Entries from a dataset
──────────
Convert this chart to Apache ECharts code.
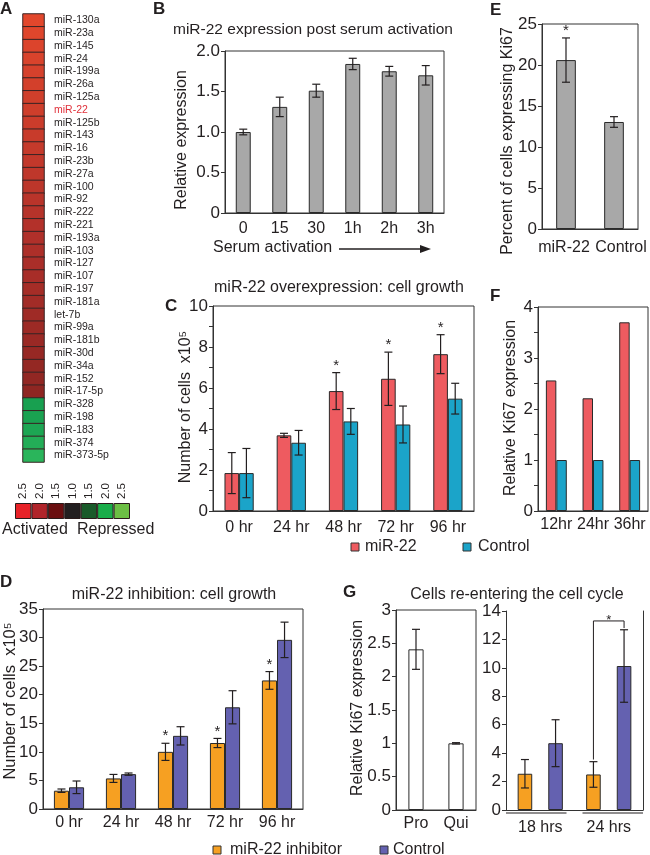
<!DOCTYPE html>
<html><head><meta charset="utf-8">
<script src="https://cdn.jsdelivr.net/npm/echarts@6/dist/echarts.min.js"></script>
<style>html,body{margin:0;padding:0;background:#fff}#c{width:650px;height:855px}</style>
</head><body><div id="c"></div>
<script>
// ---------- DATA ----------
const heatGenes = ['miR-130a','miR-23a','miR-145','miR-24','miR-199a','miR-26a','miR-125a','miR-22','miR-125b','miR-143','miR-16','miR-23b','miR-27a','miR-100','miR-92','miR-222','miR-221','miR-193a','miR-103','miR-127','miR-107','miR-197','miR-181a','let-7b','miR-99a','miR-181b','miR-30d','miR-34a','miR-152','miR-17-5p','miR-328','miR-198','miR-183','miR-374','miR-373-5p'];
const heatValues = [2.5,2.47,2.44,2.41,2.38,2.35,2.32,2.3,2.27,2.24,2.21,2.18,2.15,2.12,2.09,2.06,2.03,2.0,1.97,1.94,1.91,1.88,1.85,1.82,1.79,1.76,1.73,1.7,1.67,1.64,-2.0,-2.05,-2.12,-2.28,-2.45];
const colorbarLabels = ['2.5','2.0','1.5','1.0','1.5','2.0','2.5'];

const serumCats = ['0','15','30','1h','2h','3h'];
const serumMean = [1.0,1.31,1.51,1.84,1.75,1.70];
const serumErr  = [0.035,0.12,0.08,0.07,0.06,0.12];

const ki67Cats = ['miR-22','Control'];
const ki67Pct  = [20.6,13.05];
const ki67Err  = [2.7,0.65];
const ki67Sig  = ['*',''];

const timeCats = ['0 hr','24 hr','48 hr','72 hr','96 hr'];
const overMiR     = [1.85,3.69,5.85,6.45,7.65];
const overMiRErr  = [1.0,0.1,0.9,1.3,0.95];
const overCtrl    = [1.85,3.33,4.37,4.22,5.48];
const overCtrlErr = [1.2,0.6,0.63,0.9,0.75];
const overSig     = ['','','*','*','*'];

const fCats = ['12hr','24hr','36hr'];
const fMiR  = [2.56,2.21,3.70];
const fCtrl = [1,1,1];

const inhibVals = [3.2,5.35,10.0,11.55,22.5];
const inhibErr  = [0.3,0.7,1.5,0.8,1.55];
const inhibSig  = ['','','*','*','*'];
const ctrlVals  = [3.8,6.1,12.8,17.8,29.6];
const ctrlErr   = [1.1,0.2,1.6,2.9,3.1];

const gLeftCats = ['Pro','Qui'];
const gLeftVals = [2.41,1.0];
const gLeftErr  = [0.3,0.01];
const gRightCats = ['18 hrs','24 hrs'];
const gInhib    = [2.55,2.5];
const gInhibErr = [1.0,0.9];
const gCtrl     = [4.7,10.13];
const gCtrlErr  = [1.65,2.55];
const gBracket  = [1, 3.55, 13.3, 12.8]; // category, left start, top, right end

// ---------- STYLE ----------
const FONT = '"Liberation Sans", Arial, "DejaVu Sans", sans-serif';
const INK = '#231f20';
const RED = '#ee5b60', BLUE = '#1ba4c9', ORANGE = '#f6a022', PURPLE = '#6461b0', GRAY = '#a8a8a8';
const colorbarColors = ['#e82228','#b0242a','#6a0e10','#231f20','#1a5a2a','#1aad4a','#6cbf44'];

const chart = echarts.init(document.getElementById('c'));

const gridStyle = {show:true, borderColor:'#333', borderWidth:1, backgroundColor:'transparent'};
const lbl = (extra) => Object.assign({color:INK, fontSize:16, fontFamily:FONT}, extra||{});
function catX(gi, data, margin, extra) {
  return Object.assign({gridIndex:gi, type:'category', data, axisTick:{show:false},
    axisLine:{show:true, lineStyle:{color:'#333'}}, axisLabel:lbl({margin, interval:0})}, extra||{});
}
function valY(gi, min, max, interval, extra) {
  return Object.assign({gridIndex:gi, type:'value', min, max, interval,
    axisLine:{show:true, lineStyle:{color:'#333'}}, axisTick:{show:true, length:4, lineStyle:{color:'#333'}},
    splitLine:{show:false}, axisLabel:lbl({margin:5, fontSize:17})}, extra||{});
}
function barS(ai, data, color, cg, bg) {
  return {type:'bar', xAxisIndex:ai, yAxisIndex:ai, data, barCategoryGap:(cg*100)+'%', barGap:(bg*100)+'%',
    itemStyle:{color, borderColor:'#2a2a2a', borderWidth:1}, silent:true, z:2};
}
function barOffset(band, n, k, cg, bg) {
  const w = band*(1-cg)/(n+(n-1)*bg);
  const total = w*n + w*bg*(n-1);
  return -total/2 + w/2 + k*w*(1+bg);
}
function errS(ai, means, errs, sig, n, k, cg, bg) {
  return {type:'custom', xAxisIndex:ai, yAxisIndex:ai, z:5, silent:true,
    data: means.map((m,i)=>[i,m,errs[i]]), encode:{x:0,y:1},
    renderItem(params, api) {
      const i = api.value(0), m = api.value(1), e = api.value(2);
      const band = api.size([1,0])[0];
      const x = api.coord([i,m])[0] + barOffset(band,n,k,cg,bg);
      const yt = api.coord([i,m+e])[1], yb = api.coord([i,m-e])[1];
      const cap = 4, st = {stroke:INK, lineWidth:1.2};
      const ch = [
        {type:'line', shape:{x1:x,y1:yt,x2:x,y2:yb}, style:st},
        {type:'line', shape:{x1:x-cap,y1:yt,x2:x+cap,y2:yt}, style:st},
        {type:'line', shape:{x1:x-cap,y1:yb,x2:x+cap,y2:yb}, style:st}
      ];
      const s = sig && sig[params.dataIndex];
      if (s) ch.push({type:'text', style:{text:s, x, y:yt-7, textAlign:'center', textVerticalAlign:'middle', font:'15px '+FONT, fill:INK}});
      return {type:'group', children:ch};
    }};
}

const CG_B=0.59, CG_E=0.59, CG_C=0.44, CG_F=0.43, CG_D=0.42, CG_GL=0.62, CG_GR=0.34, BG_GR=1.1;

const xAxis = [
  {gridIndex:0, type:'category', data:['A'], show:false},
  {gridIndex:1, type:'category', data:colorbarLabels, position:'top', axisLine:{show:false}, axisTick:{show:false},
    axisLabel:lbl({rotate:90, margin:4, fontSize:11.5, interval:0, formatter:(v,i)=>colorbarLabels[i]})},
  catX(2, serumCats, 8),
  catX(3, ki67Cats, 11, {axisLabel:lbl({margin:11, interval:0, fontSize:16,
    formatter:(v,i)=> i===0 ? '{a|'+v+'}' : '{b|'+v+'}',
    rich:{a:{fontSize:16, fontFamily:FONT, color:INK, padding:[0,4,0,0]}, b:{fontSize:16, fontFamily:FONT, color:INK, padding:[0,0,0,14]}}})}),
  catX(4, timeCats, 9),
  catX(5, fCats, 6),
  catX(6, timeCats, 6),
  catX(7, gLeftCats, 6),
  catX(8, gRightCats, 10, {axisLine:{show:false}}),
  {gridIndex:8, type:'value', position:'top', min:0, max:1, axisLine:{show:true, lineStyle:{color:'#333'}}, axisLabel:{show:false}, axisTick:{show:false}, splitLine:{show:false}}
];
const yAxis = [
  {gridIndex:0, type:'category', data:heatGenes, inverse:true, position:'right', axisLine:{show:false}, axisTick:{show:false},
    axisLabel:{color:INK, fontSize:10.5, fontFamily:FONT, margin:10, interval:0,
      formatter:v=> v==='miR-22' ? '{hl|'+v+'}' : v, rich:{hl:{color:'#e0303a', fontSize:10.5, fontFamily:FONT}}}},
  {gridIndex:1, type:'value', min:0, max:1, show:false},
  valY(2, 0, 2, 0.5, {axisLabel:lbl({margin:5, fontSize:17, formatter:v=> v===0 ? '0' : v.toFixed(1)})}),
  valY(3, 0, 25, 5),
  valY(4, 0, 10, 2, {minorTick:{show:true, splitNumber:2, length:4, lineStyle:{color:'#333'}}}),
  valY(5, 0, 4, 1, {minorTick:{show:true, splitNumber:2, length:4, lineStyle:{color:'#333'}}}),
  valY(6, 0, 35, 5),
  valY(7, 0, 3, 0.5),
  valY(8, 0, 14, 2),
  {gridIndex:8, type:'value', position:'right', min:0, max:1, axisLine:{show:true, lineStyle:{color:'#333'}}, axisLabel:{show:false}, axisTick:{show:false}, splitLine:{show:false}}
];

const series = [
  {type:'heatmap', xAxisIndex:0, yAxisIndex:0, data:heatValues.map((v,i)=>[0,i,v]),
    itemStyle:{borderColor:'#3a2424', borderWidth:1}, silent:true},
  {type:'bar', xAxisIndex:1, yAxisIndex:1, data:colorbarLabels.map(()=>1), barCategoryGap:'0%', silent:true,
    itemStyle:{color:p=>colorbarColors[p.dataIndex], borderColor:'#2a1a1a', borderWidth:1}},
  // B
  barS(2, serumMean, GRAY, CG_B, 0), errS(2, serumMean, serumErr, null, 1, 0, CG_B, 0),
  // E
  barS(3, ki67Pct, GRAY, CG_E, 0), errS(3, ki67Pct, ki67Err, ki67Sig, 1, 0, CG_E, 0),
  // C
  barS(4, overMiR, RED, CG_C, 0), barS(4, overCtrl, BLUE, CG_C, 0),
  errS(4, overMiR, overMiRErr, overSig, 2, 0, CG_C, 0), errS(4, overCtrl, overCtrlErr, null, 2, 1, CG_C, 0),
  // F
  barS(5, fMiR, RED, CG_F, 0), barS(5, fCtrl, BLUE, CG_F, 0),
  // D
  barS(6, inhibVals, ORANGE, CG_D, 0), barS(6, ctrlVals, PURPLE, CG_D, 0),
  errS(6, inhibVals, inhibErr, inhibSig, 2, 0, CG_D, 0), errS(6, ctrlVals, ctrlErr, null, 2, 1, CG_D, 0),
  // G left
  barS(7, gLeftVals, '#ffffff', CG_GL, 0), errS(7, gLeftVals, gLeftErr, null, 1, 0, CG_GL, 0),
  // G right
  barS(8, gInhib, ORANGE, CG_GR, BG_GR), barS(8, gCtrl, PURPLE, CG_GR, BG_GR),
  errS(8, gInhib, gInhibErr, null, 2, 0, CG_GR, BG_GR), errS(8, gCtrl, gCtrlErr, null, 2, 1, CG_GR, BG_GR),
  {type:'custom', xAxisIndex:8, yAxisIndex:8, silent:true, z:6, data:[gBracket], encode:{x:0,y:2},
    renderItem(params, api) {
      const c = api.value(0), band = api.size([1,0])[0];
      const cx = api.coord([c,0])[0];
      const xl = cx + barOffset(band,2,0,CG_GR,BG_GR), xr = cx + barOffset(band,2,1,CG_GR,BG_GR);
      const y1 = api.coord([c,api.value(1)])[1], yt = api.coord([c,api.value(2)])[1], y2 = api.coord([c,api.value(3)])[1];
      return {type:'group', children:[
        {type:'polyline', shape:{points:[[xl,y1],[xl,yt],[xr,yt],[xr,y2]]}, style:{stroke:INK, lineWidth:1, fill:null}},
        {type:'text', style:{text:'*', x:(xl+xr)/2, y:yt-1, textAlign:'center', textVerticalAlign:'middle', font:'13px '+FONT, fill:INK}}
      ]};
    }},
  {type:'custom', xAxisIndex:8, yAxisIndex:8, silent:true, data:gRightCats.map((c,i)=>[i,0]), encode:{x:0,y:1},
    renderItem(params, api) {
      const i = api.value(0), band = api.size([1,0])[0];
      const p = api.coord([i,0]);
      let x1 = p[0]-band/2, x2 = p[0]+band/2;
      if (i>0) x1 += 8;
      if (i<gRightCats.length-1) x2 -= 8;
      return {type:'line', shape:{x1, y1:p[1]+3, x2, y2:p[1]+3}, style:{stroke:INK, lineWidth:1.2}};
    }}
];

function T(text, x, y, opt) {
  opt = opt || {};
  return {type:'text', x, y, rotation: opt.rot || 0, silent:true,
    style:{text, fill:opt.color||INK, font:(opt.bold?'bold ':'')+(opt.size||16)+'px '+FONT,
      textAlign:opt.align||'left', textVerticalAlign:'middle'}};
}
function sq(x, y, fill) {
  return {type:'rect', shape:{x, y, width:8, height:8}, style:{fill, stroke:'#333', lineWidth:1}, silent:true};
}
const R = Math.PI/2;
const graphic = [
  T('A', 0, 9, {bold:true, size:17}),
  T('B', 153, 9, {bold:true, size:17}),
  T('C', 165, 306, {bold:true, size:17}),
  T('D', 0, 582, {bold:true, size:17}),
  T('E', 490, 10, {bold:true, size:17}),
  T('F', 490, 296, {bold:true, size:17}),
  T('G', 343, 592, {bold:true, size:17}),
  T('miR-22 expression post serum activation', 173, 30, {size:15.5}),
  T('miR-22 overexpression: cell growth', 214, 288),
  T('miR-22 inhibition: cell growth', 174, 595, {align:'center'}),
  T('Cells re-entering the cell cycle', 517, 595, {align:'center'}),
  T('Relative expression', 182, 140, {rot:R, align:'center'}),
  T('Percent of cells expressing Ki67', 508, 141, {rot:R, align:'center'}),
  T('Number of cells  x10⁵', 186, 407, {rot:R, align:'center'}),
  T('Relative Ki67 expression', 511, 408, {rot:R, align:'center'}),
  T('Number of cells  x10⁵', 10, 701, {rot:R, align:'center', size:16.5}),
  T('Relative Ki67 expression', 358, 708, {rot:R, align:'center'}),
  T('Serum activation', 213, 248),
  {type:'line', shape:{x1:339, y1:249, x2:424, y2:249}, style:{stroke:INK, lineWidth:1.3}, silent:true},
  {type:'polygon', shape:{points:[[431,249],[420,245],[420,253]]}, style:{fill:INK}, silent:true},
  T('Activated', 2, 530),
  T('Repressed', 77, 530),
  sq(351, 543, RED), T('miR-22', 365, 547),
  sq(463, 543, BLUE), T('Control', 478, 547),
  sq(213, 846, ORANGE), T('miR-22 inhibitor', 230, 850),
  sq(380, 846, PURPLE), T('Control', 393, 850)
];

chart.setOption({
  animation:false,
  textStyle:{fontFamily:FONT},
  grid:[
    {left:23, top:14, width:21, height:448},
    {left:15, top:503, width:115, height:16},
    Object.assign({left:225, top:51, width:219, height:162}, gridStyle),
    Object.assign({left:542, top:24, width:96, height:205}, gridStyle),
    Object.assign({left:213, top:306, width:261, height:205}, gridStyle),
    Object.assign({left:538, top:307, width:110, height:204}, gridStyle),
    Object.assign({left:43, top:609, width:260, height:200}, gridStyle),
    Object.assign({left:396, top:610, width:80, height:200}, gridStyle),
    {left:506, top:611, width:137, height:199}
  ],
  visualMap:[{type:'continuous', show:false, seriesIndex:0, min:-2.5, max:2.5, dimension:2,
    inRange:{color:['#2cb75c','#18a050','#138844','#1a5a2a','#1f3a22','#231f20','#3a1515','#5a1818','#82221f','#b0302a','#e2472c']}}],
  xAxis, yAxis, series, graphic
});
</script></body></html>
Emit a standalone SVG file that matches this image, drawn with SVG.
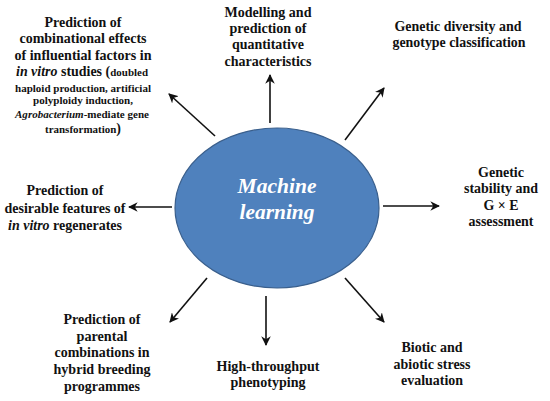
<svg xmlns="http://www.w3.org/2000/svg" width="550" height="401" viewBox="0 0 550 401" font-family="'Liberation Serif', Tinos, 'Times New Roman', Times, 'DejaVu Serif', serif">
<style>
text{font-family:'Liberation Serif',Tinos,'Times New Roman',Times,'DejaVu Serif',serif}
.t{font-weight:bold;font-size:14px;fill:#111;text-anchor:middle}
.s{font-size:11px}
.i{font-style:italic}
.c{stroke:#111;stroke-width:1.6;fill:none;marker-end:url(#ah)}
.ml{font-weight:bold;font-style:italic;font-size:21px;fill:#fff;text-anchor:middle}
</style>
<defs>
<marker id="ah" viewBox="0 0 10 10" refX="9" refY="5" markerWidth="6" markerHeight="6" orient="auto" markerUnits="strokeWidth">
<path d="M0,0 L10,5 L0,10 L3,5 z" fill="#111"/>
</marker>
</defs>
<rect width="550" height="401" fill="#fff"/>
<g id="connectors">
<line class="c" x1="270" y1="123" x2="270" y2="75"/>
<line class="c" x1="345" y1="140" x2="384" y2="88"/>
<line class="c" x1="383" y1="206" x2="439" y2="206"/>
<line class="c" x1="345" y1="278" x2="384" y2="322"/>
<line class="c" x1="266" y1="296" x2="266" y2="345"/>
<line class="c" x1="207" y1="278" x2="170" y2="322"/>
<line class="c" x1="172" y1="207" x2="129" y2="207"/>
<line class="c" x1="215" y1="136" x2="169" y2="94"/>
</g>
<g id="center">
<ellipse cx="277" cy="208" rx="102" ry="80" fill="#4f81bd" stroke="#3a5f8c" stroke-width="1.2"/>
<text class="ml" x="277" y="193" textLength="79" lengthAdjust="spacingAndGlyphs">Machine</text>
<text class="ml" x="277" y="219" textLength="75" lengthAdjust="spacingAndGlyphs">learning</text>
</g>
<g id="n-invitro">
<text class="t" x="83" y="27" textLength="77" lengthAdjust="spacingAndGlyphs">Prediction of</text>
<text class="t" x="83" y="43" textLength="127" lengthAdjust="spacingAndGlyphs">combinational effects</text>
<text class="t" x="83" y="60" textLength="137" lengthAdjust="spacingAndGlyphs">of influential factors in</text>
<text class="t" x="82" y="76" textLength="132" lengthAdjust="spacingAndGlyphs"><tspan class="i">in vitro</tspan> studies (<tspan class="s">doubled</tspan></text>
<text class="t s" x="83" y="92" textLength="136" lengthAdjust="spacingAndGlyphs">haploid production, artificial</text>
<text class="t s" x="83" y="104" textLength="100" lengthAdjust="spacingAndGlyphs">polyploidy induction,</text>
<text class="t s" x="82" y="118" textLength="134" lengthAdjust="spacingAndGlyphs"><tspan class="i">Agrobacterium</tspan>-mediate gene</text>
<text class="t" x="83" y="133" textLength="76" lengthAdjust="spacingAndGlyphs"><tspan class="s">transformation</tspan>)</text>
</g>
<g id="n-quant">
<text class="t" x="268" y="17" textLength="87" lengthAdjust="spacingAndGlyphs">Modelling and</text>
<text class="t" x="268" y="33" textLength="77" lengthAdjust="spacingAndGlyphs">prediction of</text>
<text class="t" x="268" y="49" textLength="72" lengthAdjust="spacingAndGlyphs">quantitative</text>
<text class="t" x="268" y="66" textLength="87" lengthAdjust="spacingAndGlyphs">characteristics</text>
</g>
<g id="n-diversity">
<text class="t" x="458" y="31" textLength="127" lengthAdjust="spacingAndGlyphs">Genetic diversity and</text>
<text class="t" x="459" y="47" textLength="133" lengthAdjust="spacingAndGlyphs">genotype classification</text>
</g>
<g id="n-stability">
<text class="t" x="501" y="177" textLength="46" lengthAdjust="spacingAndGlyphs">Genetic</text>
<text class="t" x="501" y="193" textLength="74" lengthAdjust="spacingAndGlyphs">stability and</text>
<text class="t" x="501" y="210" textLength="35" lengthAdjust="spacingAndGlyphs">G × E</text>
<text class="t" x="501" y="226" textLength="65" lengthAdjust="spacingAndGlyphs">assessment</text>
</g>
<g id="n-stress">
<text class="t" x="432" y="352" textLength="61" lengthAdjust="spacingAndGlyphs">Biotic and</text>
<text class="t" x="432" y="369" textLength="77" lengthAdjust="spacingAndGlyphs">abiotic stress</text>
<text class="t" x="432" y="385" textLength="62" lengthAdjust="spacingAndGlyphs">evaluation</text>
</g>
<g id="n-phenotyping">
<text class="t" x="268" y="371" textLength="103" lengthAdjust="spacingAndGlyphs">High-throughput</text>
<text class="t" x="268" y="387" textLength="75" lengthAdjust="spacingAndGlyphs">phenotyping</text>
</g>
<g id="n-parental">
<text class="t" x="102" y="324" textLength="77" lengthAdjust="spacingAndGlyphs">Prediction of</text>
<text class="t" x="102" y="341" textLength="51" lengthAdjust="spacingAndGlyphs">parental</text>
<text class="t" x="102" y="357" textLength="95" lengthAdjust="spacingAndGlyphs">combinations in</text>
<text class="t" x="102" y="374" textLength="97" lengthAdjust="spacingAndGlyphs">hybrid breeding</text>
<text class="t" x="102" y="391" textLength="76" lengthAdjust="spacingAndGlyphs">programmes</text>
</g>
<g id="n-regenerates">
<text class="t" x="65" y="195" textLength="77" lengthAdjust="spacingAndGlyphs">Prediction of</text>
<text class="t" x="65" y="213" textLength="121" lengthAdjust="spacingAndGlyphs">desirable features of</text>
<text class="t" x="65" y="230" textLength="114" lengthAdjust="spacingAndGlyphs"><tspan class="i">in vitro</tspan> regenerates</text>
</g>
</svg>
──────────
__Exercise prompt__: Gather from the entries above all lines that include the string "this".

__In response__:
Convert this chart to Apache ECharts code.
Emit a standalone SVG file that matches this image, drawn with SVG.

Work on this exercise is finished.